Both documentary work featuring unknown female subjects and commercial work highlighting celebrities and models are on view, including images of Sophia Loren, Marilyn Monroe, Rihanna, and Coco Chanel to name a few. However, an equally compelling work by Magnum photographer, Diana Markosian, is featured at the entryway to the gallery. It offers a stunning image of a young girl submerged in a swimming pool. Her contemplative face rests on her elbow at the edge of the pool, and the bottom edge of the image frame. Blue water wafts off into the distance behind her, filling the majority of the photograph. There is a beauty to the girl, however, it is clear that this is not an advertisement or fashion image. The only insight into the 15-year-old’s expression comes from wall text, informing viewers that the young woman is a refugee from Iraq who crossed the Mediterranean to Turkey sitting on the edge of a packed small rubber boat. She is now in Germany taking swimming lessons to overcome her fear of water.
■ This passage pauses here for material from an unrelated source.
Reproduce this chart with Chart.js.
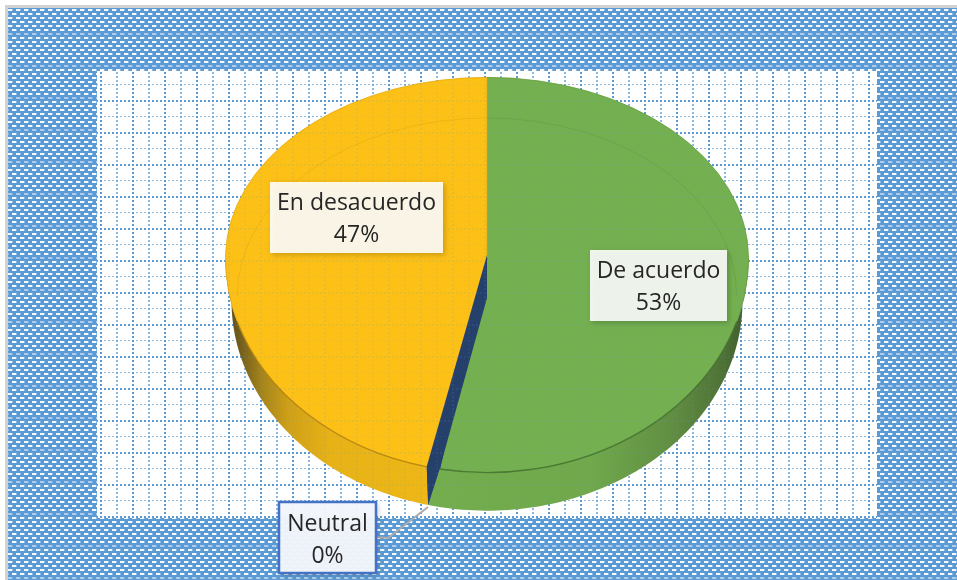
<!DOCTYPE html>
<html>
<head>
<meta charset="utf-8">
<style>html,body{margin:0;padding:0;background:#fff}canvas{display:block}</style>
<script src="https://cdn.jsdelivr.net/npm/chart.js@4/dist/chart.umd.min.js"></script>
</head>
<body>
<canvas id="c" width="957" height="580"></canvas>
<script>
// ---- data ----
const categories = ["De acuerdo", "Neutral", "En desacuerdo"];
const sliceValues = [52.9, 0.8, 46.3];
const percentLabels = ["53%", "0%", "47%"];

// ---- styling ----
const sliceColors = ["#74B04F", "#24406B", "#FDC016"];
const sliceEdges = ["#68A043", "#24406B", "#E3AC14"];
const labelBoxes = [
  {x:590,y:250,w:137,h:71,fill:"rgba(255,255,255,0.89)",border:null,t1:271,t2:303},
  {x:279,y:502,w:97,h:71,fill:"rgba(243,246,252,0.97)",border:"#4472C4",t1:524,t2:556},
  {x:270,y:182,w:173,h:71,fill:"rgba(255,255,255,0.89)",border:null,t1:203,t2:235}
];
const topSquash = 181/262, lowSquash = 215/262;
const faceCY = 258, wallCY = 301, wallShrink = 0.977, cutDrop = 40;

function tile(w,h,draw){const t=document.createElement("canvas");t.width=w;t.height=h;draw(t.getContext("2d"));return t;}

const blueTile = tile(8,32,g=>{
  g.fillStyle="#5B9BD5";g.fillRect(0,0,8,32);
  for(let r=0;r<8;r++){
    const y=r*4, x=(r%2)?4:0;
    const thin=(r===0);
    const a=thin?0.5:0.95;
    for(const ox of [-8,0,8]){
      g.fillStyle="rgba(255,255,255,"+a+")";g.fillRect(x+ox,y+1,4,2);
      g.fillStyle="rgba(255,255,255,"+(a*0.35)+")";g.fillRect(x+ox+4,y+1,1,2);
    }
  }
});
const gridTile = tile(32,32,g=>{
  const strong="rgba(91,155,213,1)",weak="rgba(91,155,213,0.7)";
  for(let i=0;i<32;i+=4){
    g.fillStyle=strong;g.fillRect(i,4,2,2);
    g.fillStyle=weak;g.fillRect(i,20,2,1);
  }
  for(let i=0;i<32;i+=4){
    g.fillStyle=strong;g.fillRect(4,i,2,2);
    g.fillStyle=weak;g.fillRect(20,i,2,2);
  }
});

const scene = {
  id:"scene",
  beforeDraw(chart){
    const g=chart.ctx;
    g.save();
    g.fillStyle="#fff";g.fillRect(0,0,957,580);
    g.fillStyle="#D2D2D2";g.fillRect(5,5,952,575);
    g.fillStyle=g.createPattern(blueTile,"repeat");g.fillRect(8,8,949,572);
    g.fillStyle="#fff";g.fillRect(97,71,780,447);
    g.fillStyle=g.createPattern(gridTile,"repeat");g.fillRect(97,71,780,447);
    g.restore();
  },
  beforeDatasetDraw(chart,args){
    const g=chart.ctx, arcs=args.meta.data, a0=arcs[0];
    const cx=a0.x, cy0=a0.y, R=a0.outerRadius, R2=R*wallShrink;
    const topPt=(t)=>[cx+R*Math.cos(t),faceCY+R*lowSquash*Math.sin(t)];
    const botPt=(t)=>[cx+R2*Math.cos(t),wallCY+R2*lowSquash*Math.sin(t)];
    const wall=(a,b,bEndA,bEndB,fill)=>{
      a=Math.max(a,0);b=Math.min(b,Math.PI);if(b<=a)return;
      g.beginPath();
      const n=80;
      for(let i=0;i<=n;i++){const p=topPt(a+(b-a)*i/n);i?g.lineTo(p[0],p[1]):g.moveTo(p[0],p[1]);}
      for(let i=0;i<=n;i++){const p=botPt(bEndB+(bEndA-bEndB)*i/n);g.lineTo(p[0],p[1]);}
      g.closePath();g.fillStyle=fill;g.fill();
    };
    const grad=(stops)=>{const l=g.createLinearGradient(cx-R,0,cx+R,0);stops.forEach(s=>l.addColorStop(s[0],s[1]));return l;};
    const yellowWall=grad([[0,"#5E5020"],[0.024,"#6E5A1C"],[0.07,"#A5841A"],[0.12,"#CFA017"],[0.2,"#E7B216"],[0.5,"#F2BA16"]]);
    const greenWall=grad([[0.4,"#73AD4D"],[0.7,"#70A84B"],[0.85,"#628F42"],[0.95,"#4F7236"],[1,"#3E5A2B"]]);
    // side wall, built from the arcs' own angles
    wall(arcs[2].startAngle,arcs[2].endAngle,arcs[2].startAngle,Math.PI,yellowWall);
    wall(arcs[0].startAngle,arcs[0].endAngle,0,arcs[1].endAngle,greenWall);
    wall(arcs[1].startAngle,arcs[1].endAngle,arcs[1].endAngle,arcs[1].endAngle,sliceColors[1]);
    // top face: two half-ellipses meeting at the apex
    const half=(yTop,yBot,k)=>{
      g.save();
      g.beginPath();g.rect(0,yTop,957,yBot-yTop);g.clip();
      g.translate(cx,faceCY);g.scale(1,k);g.translate(-cx,-cy0);
      arcs.forEach(a=>a.draw(g));
      g.restore();
    };
    half(0,faceCY+0.5,topSquash);
    half(faceCY,580,lowSquash);
    // the Neutral slice shows as the cut face: a band running down from the apex
    const nA=topPt(arcs[1].startAngle), nB=topPt(arcs[1].endAngle), nTip=botPt(arcs[1].endAngle);
    g.save();
    g.fillStyle=sliceColors[1];
    g.beginPath();g.moveTo(cx,faceCY-3);g.lineTo(cx,faceCY+cutDrop);
    g.lineTo(nA[0],nA[1]);g.lineTo(nTip[0],nTip[1]);g.lineTo(nB[0],nB[1]);g.closePath();g.fill();
    g.restore();
    // rim lines
    g.save();
    g.lineWidth=1.4;
    [[0.3,arcs[0].endAngle,"rgba(62,105,40,0.75)"],[arcs[2].startAngle,Math.PI-0.3,"rgba(170,120,10,0.7)"]].forEach(s=>{
      g.beginPath();g.strokeStyle=s[2];
      g.ellipse(cx,faceCY,R,R*lowSquash,0,s[0],s[1]);g.stroke();
    });
    // faint inner bevel ring
    g.lineWidth=1;
    g.strokeStyle="rgba(120,90,0,0.11)";
    g.beginPath();g.ellipse(cx,296,R*0.955,178,0,Math.PI,1.5*Math.PI);g.stroke();
    g.strokeStyle="rgba(30,70,20,0.1)";
    g.beginPath();g.ellipse(cx,296,R*0.955,178,0,1.5*Math.PI,2*Math.PI);g.stroke();
    // grid showing faintly through the pie
    g.beginPath();
    g.ellipse(cx,faceCY,R,R*topSquash,0,Math.PI,2*Math.PI);
    g.ellipse(cx,wallCY,R2,R2*lowSquash,0,0,Math.PI);
    g.closePath();g.clip();
    g.globalAlpha=0.13;
    g.fillStyle=g.createPattern(gridTile,"repeat");g.fillRect(0,0,957,580);
    g.restore();
    return false;
  },
  afterDraw(chart){
    const g=chart.ctx;
    // leader line for the Neutral label
    g.save();
    g.strokeStyle="#ABABAB";g.lineWidth=2;
    g.beginPath();g.moveTo(428,507);g.lineTo(388,538);g.lineTo(377,537);g.stroke();
    labelBoxes.forEach((b,i)=>{
      g.save();
      g.shadowColor="rgba(0,0,0,0.22)";g.shadowBlur=5;g.shadowOffsetX=2;g.shadowOffsetY=2;
      g.fillStyle=b.fill;g.fillRect(b.x,b.y,b.w,b.h);
      g.restore();
      if(b.border){g.strokeStyle=b.border;g.lineWidth=2.5;g.strokeRect(b.x,b.y,b.w,b.h);}
      g.fillStyle="#262626";g.font='23px "Open Sans"';g.textAlign="center";g.textBaseline="middle";
      const mx=b.x+b.w/2;
      g.fillText(categories[i],mx,b.t1);
      g.fillText(percentLabels[i],mx,b.t2);
    });
    g.restore();
  }
};

new Chart(document.getElementById("c"),{
  type:"pie",
  data:{labels:categories,datasets:[{data:sliceValues,backgroundColor:sliceColors,borderColor:sliceEdges,borderWidth:1}]},
  options:{
    responsive:false,animation:false,
    layout:{padding:{left:225,right:208,top:28,bottom:28}},
    plugins:{legend:{display:false},tooltip:{enabled:false}}
  },
  plugins:[scene]
});
</script>
</body>
</html>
A pair of images by Susan Meiselas and Ellen Von Unwerth, both headshots of women wearing masks, speak of fashion in vastly different contexts. Meiselas’ work captures a traditional Indian dance mask in 1970s Nicaragua, while Von Unwerth’s image, from VOGUE UK, features model Nadja Auermann in Paris wearing a provocative embroidered black mask, lips parted and marked with dark lipstick. These two images seem to speak most directly to what Women Seeing Women may be trying to reveal about women who photograph women; a respect for the complex and mysterious inner life of individual women.

Two images from a series by Magnum photographer Alessandra Sanguinetti published in book form as The Adventures of Guille and Belinda and the Enigmatic Meaning of their Dreams document the imagination of two teenage girls playing in the countryside. The specific games and stories they create are unknown to the viewer, but it is clear the images are about the creation of amusement outside the context of cell phones, computers, city life, or television.

In a section within the exhibition where visitors can browse more than a dozen books by female photographers, Sanguinetti’s book and two books by legendary fashion photographer Deborah Turbeville also speak to a mysterious private life beyond the surface presentation of women and girls. In fact, a walk through the exhibition reveals nothing of the interiority of the private life of any of the women on view. If anything, it vehemently announces that women are not monolithic, despite what images may show us.